UN Food and Agriculture Organisation (FAO) director Jacques Diouf and other delegates to an international meeting on food security in Madrid insisted that the global economic crisis must not cause donor countries to ignore the one billion people in the world that do not get enough to eat.
The forum, which was organised by Spain and the UN, is a follow-up to a 180-nation summit in Rome in June, where donors pledged $22 billion (£16bn) in aid to alleviate hunger.
Ministers or other officials from 95 countries are attending the meeting, which is expected to draw up a road map to ensure the enforcement of the Rome agreements and to stimulate agricultural production.
Mr Diouf did not say who had pledged what or accuse any country of reneging. He simply emphasised that ‘commitments made must lead to new resources very fast.’
Mr Diouf added that he hopes US President Barack Obama will play a ‘leading role’ in eradicating hunger, ‘starting with the US, an advanced country which has 31 million hungry people.’
The soaring prices for staples like rice that triggered riots in the underdeveloped world last year have come down somewhat, but they remain high compared to levels prior to the crisis.
The FAO food price index in December was 28 per cent above its 2005 level and 61 per cent higher than in 2000.

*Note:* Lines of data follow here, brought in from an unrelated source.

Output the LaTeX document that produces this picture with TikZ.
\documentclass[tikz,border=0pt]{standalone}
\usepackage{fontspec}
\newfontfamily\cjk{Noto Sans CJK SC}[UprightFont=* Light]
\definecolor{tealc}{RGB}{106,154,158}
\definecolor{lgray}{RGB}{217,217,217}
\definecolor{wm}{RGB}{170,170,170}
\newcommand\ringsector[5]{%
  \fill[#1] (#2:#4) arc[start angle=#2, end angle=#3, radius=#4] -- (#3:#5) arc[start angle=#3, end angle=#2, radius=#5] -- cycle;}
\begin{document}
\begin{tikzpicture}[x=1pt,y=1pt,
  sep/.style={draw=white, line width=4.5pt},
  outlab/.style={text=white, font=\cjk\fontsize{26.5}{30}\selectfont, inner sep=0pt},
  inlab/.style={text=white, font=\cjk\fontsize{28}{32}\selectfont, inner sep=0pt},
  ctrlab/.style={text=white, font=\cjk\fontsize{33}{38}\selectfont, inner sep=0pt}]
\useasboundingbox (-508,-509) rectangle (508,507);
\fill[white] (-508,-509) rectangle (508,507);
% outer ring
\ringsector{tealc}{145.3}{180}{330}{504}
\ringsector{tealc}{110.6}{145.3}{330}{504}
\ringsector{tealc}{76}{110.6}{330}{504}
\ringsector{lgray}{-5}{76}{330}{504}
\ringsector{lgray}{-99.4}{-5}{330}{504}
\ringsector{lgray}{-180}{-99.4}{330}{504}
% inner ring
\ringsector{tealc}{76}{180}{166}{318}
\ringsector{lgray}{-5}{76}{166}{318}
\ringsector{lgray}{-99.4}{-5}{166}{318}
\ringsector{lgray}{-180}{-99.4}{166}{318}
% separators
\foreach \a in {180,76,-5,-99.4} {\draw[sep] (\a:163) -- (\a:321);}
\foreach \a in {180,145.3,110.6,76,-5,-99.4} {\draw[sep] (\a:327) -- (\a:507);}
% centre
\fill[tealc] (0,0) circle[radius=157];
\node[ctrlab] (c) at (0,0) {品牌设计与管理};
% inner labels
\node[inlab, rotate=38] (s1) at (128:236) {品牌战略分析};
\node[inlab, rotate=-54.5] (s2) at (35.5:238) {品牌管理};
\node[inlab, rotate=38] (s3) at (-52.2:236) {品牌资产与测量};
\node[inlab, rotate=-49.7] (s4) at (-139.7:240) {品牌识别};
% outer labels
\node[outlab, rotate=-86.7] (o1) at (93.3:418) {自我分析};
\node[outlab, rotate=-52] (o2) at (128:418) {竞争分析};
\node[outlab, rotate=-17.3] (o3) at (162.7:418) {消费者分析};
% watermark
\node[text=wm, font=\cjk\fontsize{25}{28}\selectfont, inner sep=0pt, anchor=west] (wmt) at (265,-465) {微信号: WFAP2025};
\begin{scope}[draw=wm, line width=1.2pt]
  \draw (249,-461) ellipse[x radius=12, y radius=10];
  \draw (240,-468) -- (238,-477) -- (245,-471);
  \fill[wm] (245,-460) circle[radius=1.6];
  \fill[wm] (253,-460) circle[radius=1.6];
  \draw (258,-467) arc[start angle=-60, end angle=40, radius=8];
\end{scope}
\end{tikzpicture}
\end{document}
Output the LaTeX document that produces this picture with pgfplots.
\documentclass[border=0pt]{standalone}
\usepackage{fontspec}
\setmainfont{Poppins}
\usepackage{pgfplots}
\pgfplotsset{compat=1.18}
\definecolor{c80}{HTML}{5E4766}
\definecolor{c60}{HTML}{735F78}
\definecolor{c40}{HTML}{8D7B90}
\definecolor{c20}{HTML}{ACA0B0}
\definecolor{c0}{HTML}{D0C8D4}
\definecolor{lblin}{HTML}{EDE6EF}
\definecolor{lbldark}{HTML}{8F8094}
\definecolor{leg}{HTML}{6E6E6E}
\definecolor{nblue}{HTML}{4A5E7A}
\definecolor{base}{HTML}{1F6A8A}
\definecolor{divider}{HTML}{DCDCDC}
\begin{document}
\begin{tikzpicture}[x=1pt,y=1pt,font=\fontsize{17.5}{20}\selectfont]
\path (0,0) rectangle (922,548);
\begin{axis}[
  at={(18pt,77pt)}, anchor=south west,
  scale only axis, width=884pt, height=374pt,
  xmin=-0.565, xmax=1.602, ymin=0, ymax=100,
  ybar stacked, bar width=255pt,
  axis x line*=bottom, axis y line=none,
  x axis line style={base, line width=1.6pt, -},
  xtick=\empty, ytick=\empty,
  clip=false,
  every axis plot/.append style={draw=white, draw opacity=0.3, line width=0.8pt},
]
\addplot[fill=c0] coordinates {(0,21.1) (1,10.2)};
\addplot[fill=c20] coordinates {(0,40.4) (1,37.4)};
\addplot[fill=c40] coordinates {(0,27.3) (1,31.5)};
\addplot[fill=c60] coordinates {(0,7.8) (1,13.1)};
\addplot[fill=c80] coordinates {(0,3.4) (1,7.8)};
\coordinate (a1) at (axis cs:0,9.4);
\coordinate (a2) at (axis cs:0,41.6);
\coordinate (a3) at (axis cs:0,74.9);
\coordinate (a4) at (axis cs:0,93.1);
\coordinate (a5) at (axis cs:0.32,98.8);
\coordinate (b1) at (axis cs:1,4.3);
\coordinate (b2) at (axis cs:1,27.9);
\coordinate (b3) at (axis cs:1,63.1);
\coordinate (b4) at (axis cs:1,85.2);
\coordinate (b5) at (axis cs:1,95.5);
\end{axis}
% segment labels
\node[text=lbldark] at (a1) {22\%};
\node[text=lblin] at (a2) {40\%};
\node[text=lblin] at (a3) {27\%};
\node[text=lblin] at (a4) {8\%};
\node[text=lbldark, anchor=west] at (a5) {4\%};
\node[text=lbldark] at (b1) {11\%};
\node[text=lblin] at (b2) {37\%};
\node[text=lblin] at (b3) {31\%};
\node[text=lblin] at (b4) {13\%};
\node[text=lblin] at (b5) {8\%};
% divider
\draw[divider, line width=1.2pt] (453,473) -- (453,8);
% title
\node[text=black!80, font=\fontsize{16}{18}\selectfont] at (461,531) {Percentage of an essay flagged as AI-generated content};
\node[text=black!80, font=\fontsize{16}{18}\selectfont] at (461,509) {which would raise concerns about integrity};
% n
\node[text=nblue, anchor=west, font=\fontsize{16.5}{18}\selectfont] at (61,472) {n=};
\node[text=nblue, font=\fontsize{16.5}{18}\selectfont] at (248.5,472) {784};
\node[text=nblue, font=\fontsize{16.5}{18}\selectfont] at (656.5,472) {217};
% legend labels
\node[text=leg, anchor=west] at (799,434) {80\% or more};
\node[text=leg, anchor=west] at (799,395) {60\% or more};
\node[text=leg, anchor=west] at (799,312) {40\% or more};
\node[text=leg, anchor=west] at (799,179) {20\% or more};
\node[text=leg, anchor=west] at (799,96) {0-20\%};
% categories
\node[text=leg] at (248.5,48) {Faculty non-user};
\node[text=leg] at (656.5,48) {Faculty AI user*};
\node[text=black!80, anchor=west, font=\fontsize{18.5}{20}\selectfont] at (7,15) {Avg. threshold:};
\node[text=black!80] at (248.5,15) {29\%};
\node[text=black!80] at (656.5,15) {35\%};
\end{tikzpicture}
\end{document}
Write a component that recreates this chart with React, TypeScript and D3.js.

And a report from London-based think tank Chatham House issued on Monday warned that the uptrend is set to resume in the medium to longer term.
‘There is a real risk of a ‘food crunch’ at some point in the future, which would fall particularly hard on import-dependent countries and on poor people everywhere,’ the report said.
World Food Programme director Josette Shearan said that countries dependent on agriculture run the risk of getting left out as the rich world focuses on tumbling stock markets, flagging economic growth and failing banks.
Ms Shearan identified four ways in which the financial meltdown is exacerbating world hunger – remittances to poor countries like Haiti are down, countries that depend on exports of farm goods are suffering because of the economic slowdown in buyer countries, investment in agricultural infrastructure is declining and the credit crunch is particularly painful for small farmers who need to borrow money for seeds and other supplies.